Na manhã desta quarta-feira, perguntado novamente sobre o ministro,
Bolsonaro disse que todos os seus ministros precisam estar "afinados"
com ele e que são escolhas políticas. Em seguida, repetiu que iria falar
com Teich sobre o protocolo para uso da cloroquina --o presidente quer
uma mudança para permitir o uso nos sintomas iniciais da doença-- mas
não criticou o ministro.
De acordo com outra fonte ouvida pela Reuters, não há um problema no
Planalto com Teich. A visão é que Bolsonaro gosta do ministro,
especialmente da sua "discrição" -- um dos pontos de atrito com Mandetta
era justamente o fato de o presidente achar que seu ex-ministro queria
ser "estrela".
Depois que as hashtags "Teichliberacloroquina" e "ForaTeich" ganharam
destaque nas redes sociais, Teich usou o Twitter para tratar do uso da
cloroquina. Lembrou que o ministério já tem protocolos autorizando o uso
desde o final de março e acompanha todas as pesquisas sobre
medicamentos, mas advertiu que o remédio tem efeitos colaterais.
"A cloroquina é um medicamento com efeitos colaterais. Então, qualquer
prescrição deve ser feita com base em avaliação médica. O paciente deve
entender os riscos e assinar o 'Termo de Consentimento' antes de iniciar
o uso", escreveu.
Até agora, o ministro também não tem uma equipe para chamar de sua.
Poucos dias depois de sua nomeação, foi informado de que seu
secretário-executivo seria um general da ativa, Eduardo Pazuello. Depois
disso, vários técnicos do ministério foram exonerados, mas boa parte
dos cargos se mantém vaga.
Pazuello trouxe para a Saúde cinco militares, alocados em vagas da
secretaria-executiva e do gabinete do ministro, para cuidar de coisas
como logística e pagamento.
Única pessoa próxima de Teich na equipe, o secretário de Ciência,
Tecnologia e Inovação, Denizar Vianna --ex-sócio de Teich-- foi
exonerado em 30 de abril com a previsão de que seria renomeado como
assistente direto do ministro, o que não aconteceu até hoje, apesar de
ele seguir trabalhando.
Para o lugar de Vianna entrou o professor da Universidade Federal do
Rio de Janeiro Antonio Carlos Campos de Carvalho, uma indicação política
do chamado centrão, assinada apenas pelo ministro da Casa Civil.

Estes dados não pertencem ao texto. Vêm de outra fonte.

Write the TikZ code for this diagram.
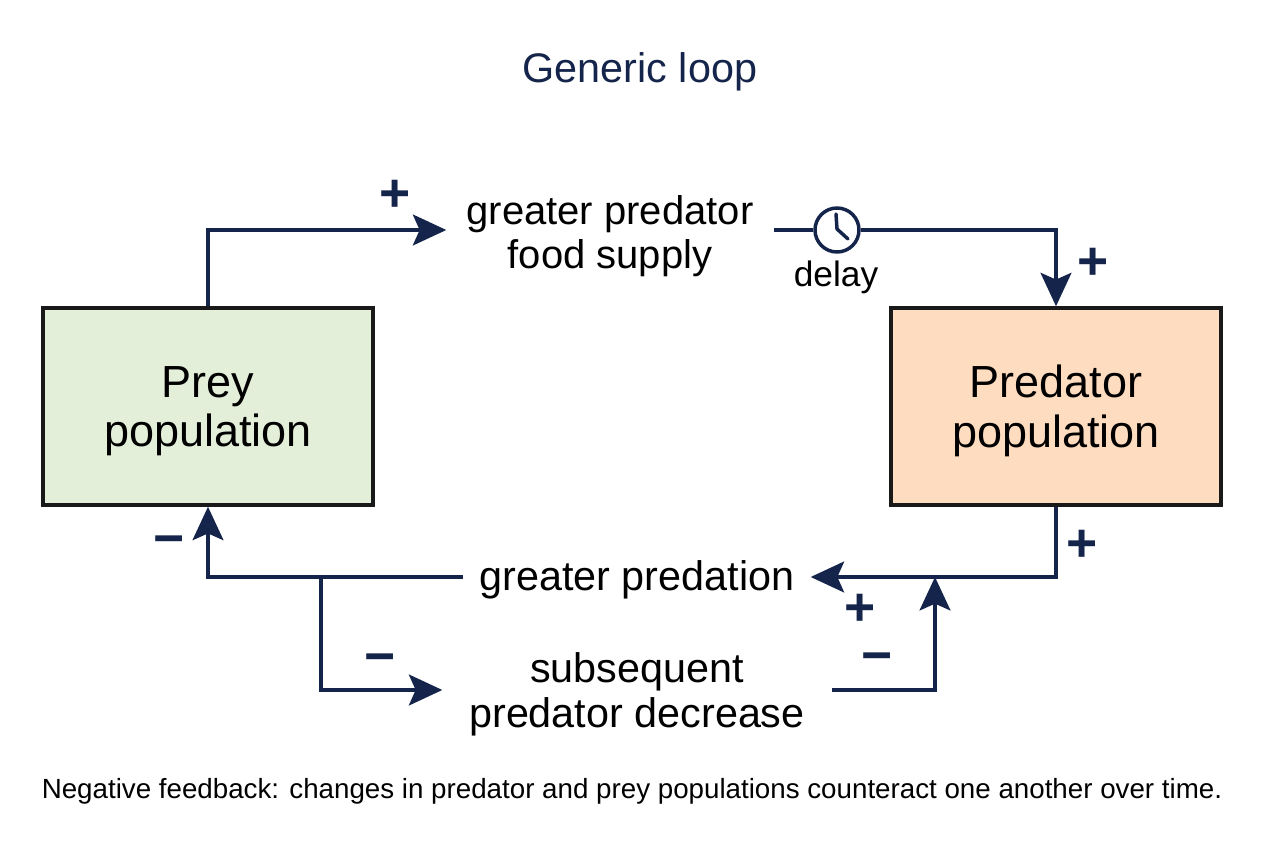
\documentclass[tikz,border=0pt]{standalone}
\usepackage{fontspec}
\setmainfont{Liberation Sans}
\usetikzlibrary{arrows.meta}
\definecolor{navy}{HTML}{14244A}
\definecolor{preyfill}{HTML}{E3EFD9}
\definecolor{predfill}{HTML}{FDDCBF}
\begin{document}
\begin{tikzpicture}[x=0.75pt,y=-0.75pt,
  conn/.style={draw=navy,line width=3.2pt},
  arr/.style={conn,-{Stealth[length=25pt,width=23pt,inset=5pt]}},
  popbox/.style={draw=black!90,line width=2.6pt,minimum width=247.5pt,minimum height=147.75pt,inner sep=0pt},
  boxtext/.style={align=center,font=\fontsize{33.75}{37}\selectfont,inner sep=0pt},
  lbl/.style={align=center,font=\fontsize{30}{32.5}\selectfont,inner sep=0pt},
  sgn/.style={text=navy,font=\fontsize{40}{40}\selectfont\bfseries,inner sep=0pt}]
\useasboundingbox (0,0) rectangle (1264,848);
\fill[white] (0,0) rectangle (1264,848);
% title
\node[text=navy,font=\fontsize{31}{31}\selectfont] (title) at (640,72) {Generic loop};
% boxes
\node[popbox,fill=preyfill] (prey) at (208,406.5) {};
\node[boxtext] (preytext) at (208,411) {Prey\\population};
\node[popbox,fill=predfill] (pred) at (1056,406.5) {};
\node[boxtext] (predtext) at (1056,411) {Predator\\population};
% labels
\node[lbl,inner xsep=15pt] (supply) at (610,236) {greater predator\\food supply};
\node[lbl,inner xsep=12pt,font=\fontsize{31}{33}\selectfont] (predation) at (637,580) {greater predation};
\node[lbl,inner xsep=20pt,font=\fontsize{31}{34}\selectfont] (decrease) at (637,694) {subsequent\\predator decrease};
% clock
\node[draw=navy,line width=2.6pt,circle,minimum size=33pt,inner sep=0pt] (clock) at (837,230) {};
\draw[navy,line width=2.6pt,line cap=round,line join=round] (836,214) -- (837,229) -- (848,239);
\node[font=\fontsize{26.5}{28}\selectfont,inner sep=0pt] (delay) at (836,277) {delay};
% connectors
\draw[arr] (prey.north) |- ([yshift=4.5pt]supply.west);
\draw[conn] ([yshift=4.5pt]supply.east) -- (clock.west);
\draw[arr] (clock.east) -| (pred.north);
\draw[arr] (pred.south) |- ([yshift=2.25pt]predation.east);
\draw[arr] ([yshift=2.25pt]predation.west) -| (prey.south);
\coordinate (branch) at (321,577);
\coordinate (join) at (935,577);
\draw[arr] (branch) |- ([yshift=3pt]decrease.west);
\draw[arr] ([yshift=3pt]decrease.east) -| (join);
% signs
\node[sgn] (s1) at (395,196) {+};
\node[sgn] (s2) at (1093,264) {+};
\node[sgn] (s3) at (1082,546) {+};
\node[sgn] (s4) at (860,610) {+};
\node[sgn] (s5) at (877,663) {−};
\node[sgn] (s6) at (169,546) {−};
\node[sgn] (s7) at (380,664) {−};
% caption
\node[font=\fontsize{20.8}{22}\selectfont,inner sep=0pt] (caption) at (632,791) {Negative feedback: changes in predator and prey populations counteract one another over time.};
\end{tikzpicture}
\end{document}
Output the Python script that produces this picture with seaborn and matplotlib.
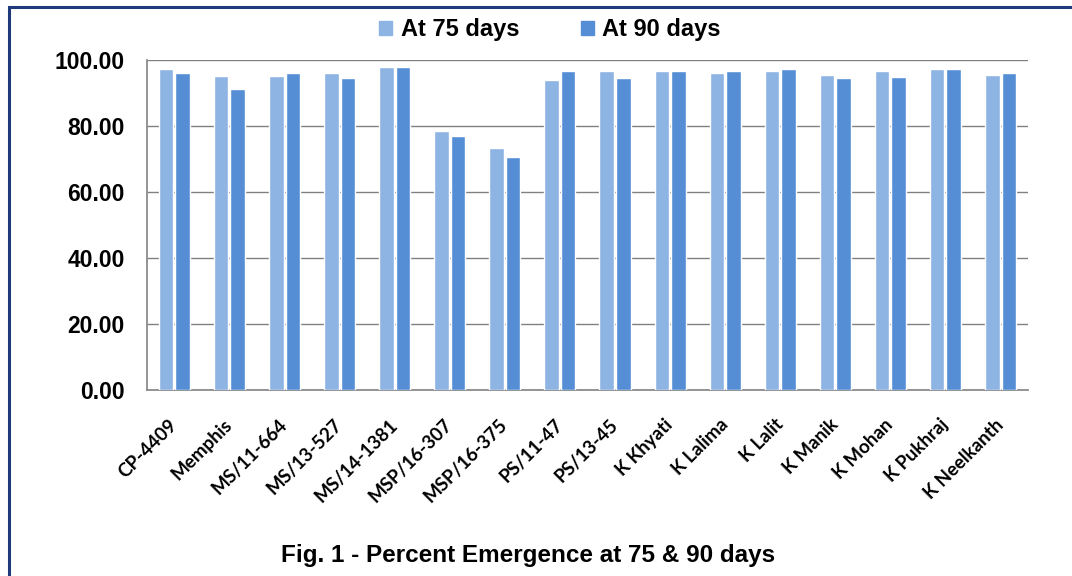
import matplotlib
matplotlib.use("Agg")
import matplotlib.pyplot as plt
import matplotlib.patches as mpatches
from matplotlib.ticker import FixedLocator, FormatStrFormatter
import pandas as pd
import seaborn as sns

# values
varieties = ['CP-4409', 'Memphis', 'MS/11-664', 'MS/13-527', 'MS/14-1381',
             'MSP/16-307', 'MSP/16-375', 'PS/11-47', 'PS/13-45', 'K Khyati',
             'K Lalima', 'K Lalit', 'K Manik', 'K Mohan', 'K Pukhraj', 'K Neelkanth']
at_75 = [97.3, 95.2, 95.2, 96.1, 97.9, 78.5, 73.3, 93.9, 96.7, 96.7,
         96.1, 96.7, 95.5, 96.7, 97.3, 95.5]
at_90 = [96.1, 91.2, 96.1, 94.5, 97.9, 77.0, 70.6, 96.7, 94.5, 96.7,
         96.7, 97.3, 94.5, 94.8, 97.3, 96.1]
series_names = ['At 75 days', 'At 90 days']
colors = ['#8EB4E3', '#558ED5']
y_ticks = [0, 20, 40, 60, 80, 100]

df = pd.DataFrame({
    'variety': varieties * 2,
    'emergence': at_75 + at_90,
    'stage': [series_names[0]] * len(varieties) + [series_names[1]] * len(varieties),
})

sns.set_style('white')
main_font = ['Liberation Sans', 'DejaVu Sans']
plt.rcParams['font.family'] = main_font
plt.rcParams['text.color'] = 'black'
plt.rcParams['xtick.color'] = 'black'
plt.rcParams['ytick.color'] = 'black'

fig = plt.figure(figsize=(10.72, 5.76), dpi=100)
ax = fig.add_axes([0.137, 0.323, 0.822, 0.573])

sns.barplot(data=df, x='variety', y='emergence', hue='stage', palette=colors,
            saturation=1, width=0.6, gap=0.12, edgecolor='white', linewidth=1.0,
            ax=ax, legend=False, zorder=3)

ax.set_ylim(0, 100)
ax.set_xlim(-0.5, len(varieties) - 0.5)
ax.yaxis.set_major_locator(FixedLocator(y_ticks))
ax.yaxis.set_major_formatter(FormatStrFormatter('%.2f'))
ax.grid(axis='y', color='#808080', linewidth=1.0, zorder=0)
for s in ['top', 'right']:
    ax.spines[s].set_visible(False)
for s in ['left', 'bottom']:
    ax.spines[s].set_color('#8C8C8C')
    ax.spines[s].set_linewidth(1.3)

ax.set_xlabel('')
ax.set_ylabel('')
ax.tick_params(axis='y', which='major', length=5, width=1.2, color='#8C8C8C',
               labelcolor='black', direction='out', pad=11)
for lab in ax.get_yticklabels():
    lab.set_fontsize(16.5)
    lab.set_fontweight('bold')

# category boundary ticks like Excel
ax.set_xticks([i + 0.5 for i in range(-1, len(varieties))], minor=True)
ax.tick_params(axis='x', which='minor', length=6, width=1.2, color='#8C8C8C',
               direction='out')
ax.tick_params(axis='x', which='major', length=0, pad=23, labelcolor='black')
ax.set_xticks(range(len(varieties)))
ax.set_xticklabels(varieties, rotation=45, ha='right', va='center',
                   rotation_mode='anchor', fontsize=13.5, fontweight='bold',
                   family=['Lato', 'DejaVu Sans'])

handles = [mpatches.Patch(color=c, label=n) for c, n in zip(colors, series_names)]
fig.legend(handles=handles, loc='center', bbox_to_anchor=(0.513, 0.948), ncol=2,
           frameon=False, prop={'size': 17, 'weight': 'bold', 'family': main_font},
           handlelength=0.55, handleheight=0.55, handletextpad=0.35, columnspacing=2.6)

fig.text(0.493, 0.036, 'Fig. 1 - Percent Emergence at 75 & 90 days', ha='center',
         va='center', fontsize=17.5, fontweight='bold')

# outer frame (partly cut off on the right and bottom)
frame = mpatches.Rectangle((0.0085, -0.05), 1.2, 1.038, transform=fig.transFigure,
                           fill=False, edgecolor='#1F3A7A', linewidth=2.2)
fig.patches.append(frame)

fig.savefig('out.png', dpi=100)
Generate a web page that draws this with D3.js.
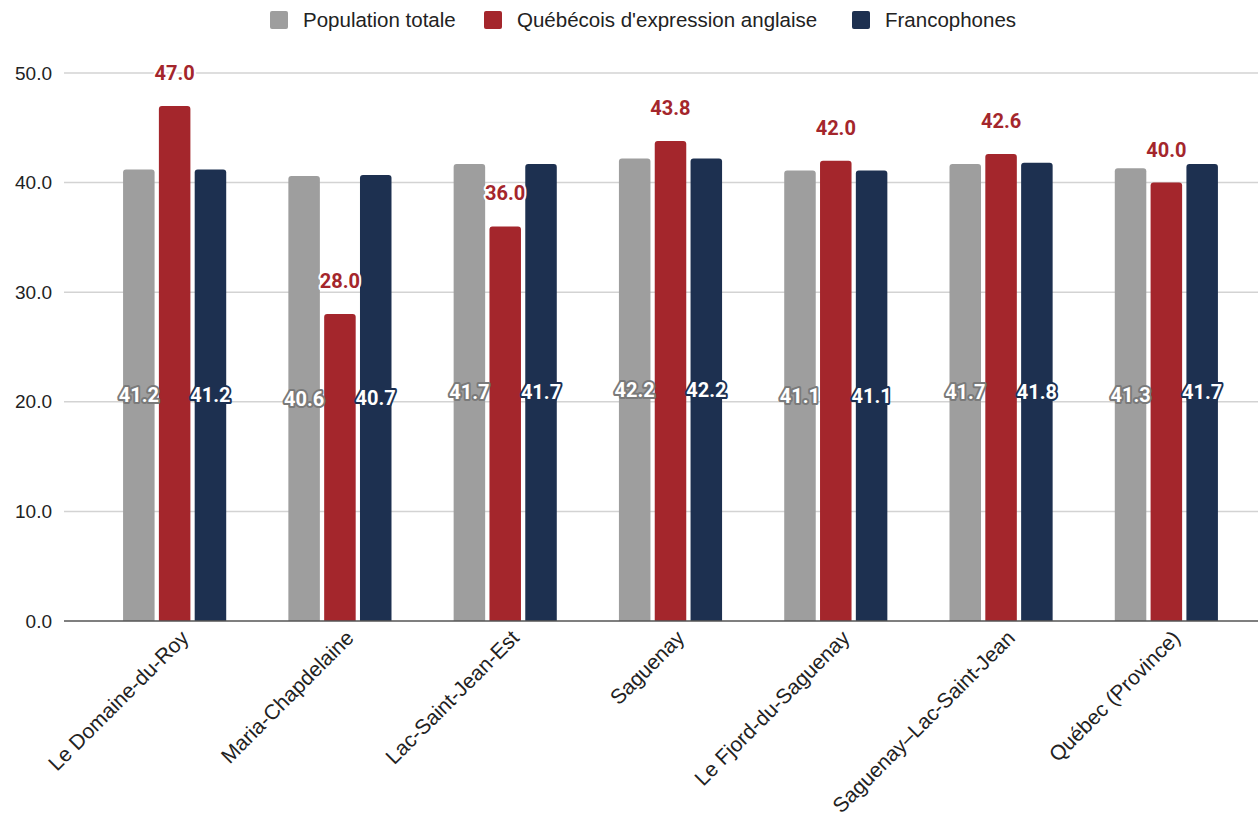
<!DOCTYPE html>
<html><head><meta charset="utf-8">
<script src="https://cdn.jsdelivr.net/npm/d3@7"></script>
<style>body{margin:0;background:#fff}svg{display:block}</style>
</head><body>
<svg id="c" width="1258" height="816"></svg>
<script>
const categories = ["Le Domaine-du-Roy","Maria-Chapdelaine","Lac-Saint-Jean-Est","Saguenay","Le Fjord-du-Saguenay","Saguenay–Lac-Saint-Jean","Québec (Province)"];
const seriesNames = ["Population totale","Québécois d'expression anglaise","Francophones"];
const populationTotale = [41.2,40.6,41.7,42.2,41.1,41.7,41.3];
const anglophones = [47.0,28.0,36.0,43.8,42.0,42.6,40.0];
const francophones = [41.2,40.7,41.7,42.2,41.1,41.8,41.7];
const yTicks = [0,10,20,30,40,50];
const colors = ["#9e9e9e","#a4262c","#1d3050"];

const series = [populationTotale, anglophones, francophones];
const svg = d3.select("#c");
const font = "'Liberation Sans', Arial, sans-serif";
const lblFont = "Roboto, sans-serif";
const y = d3.scaleLinear().domain([0,50]).range([621,73]);
const x0 = d3.scaleBand().domain(categories).range([92,1249]).paddingInner(0.376).paddingOuter(0.188);
const x1 = d3.scaleBand().domain(d3.range(3)).range([0,x0.bandwidth()]).paddingInner(0.12);

// grid
svg.append("g").selectAll("line").data(yTicks.filter(d=>d>0)).join("line")
  .attr("x1",64).attr("x2",1258).attr("y1",d=>y(d)).attr("y2",d=>y(d))
  .attr("stroke","#d3d3d3").attr("stroke-width",1.5);
const yAxis = svg.append("g").attr("transform","translate(64,0)")
  .call(d3.axisLeft(y).tickValues(yTicks).tickFormat(d3.format(".1f")).tickSize(0).tickPadding(12));
yAxis.select(".domain").remove();
yAxis.attr("font-family",null).attr("font-size",null);
yAxis.selectAll("text").style("font-family",font).style("font-size","19px").attr("fill","#222");

// bars
const groups = svg.append("g").selectAll("g").data(categories).join("g")
  .attr("transform",d=>`translate(${x0(d)},0)`);
function topRounded(x,yt,w,h,r){
  r=Math.min(r,h);
  return `M${x},${yt+h}V${yt+r}Q${x},${yt} ${x+r},${yt}H${x+w-r}Q${x+w},${yt} ${x+w},${yt+r}V${yt+h}Z`;
}
groups.each(function(cat,ci){
  const g=d3.select(this);
  series.forEach((s,si)=>{
    const v=s[ci];
    g.append("path").attr("d",topRounded(x1(si),y(v),x1.bandwidth(),y(0)-y(v),3)).attr("fill",colors[si]);
  });
});
// axis line
svg.append("line").attr("x1",64).attr("x2",1258).attr("y1",y(0)).attr("y2",y(0)).attr("stroke","#555").attr("stroke-width",1.5);

// labels
const haloCol=["#7a7a7a",null,"#1d3050"];
groups.each(function(cat,ci){
  const g=d3.select(this);
  [0,2].forEach(si=>{
    const v=series[si][ci];
    const cx=x1(si)+x1.bandwidth()/2, cy=(y(v)+y(0))/2+7;
    g.append("text").attr("x",cx).attr("y",cy)
      .attr("text-anchor","middle").style("font-family",lblFont).style("font-weight","bold")
      .style("font-size","20px").attr("stroke",haloCol[si]).attr("stroke-width",4).attr("stroke-linejoin","round")
      .attr("fill","none").text(v.toFixed(1));
    g.append("text").attr("x",cx).attr("y",cy)
      .attr("text-anchor","middle").style("font-family",lblFont).style("font-weight","bold")
      .style("font-size","20px").attr("fill","#fff").text(v.toFixed(1));
  });
  const v=anglophones[ci];
  const lx=x1(1)+x1.bandwidth()/2, ly=y(v)-26;
  g.append("text").attr("x",lx).attr("y",ly).attr("text-anchor","middle").style("font-family",lblFont)
    .style("font-weight","bold").style("font-size","20px").attr("stroke","#fff").attr("stroke-width",4)
    .attr("stroke-linejoin","round").attr("fill","none").text(v.toFixed(1));
  g.append("text").attr("x",lx).attr("y",ly).attr("text-anchor","middle").style("font-family",lblFont)
    .style("font-weight","bold").style("font-size","20px").attr("fill",colors[1]).text(v.toFixed(1));
});

// x labels
svg.append("g").selectAll("text").data(categories).join("text")
  .attr("transform",d=>`translate(${x0(d)+x0.bandwidth()/2+10},${y(0)+13}) rotate(-45)`)
  .attr("text-anchor","end").style("font-family",font).style("font-size","21px").attr("fill","#222")
  .attr("dy","0.35em").text(d=>d);

// legend
const legendX=[270,484,852];
const lg=svg.append("g").selectAll("g").data(seriesNames).join("g").attr("transform",(d,i)=>`translate(${legendX[i]},11)`);
lg.append("rect").attr("width",18).attr("height",18).attr("rx",2).attr("fill",(d,i)=>colors[i]);
lg.append("text").attr("x",33).attr("y",16).style("font-family",font).style("font-size","20.5px").attr("fill","#222").text(d=>d);
</script>
</body></html>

Teich conseguiu, no entanto, convencer o secretário de Vigilância em
Saúde, Wanderson Oliveira, a ficar no cargo. Primeiro a pedir demissão
quando soube que Mandetta iria sair, Wanderson ficou para fazer a
transição e, segundo uma fonte, desenvolveu uma boa relação com o
ministro.
Seu cargo chegou a ser oferecido também ao centrão, mas não apareceu --ao menos por enquanto-- um nome para ocupar a posição.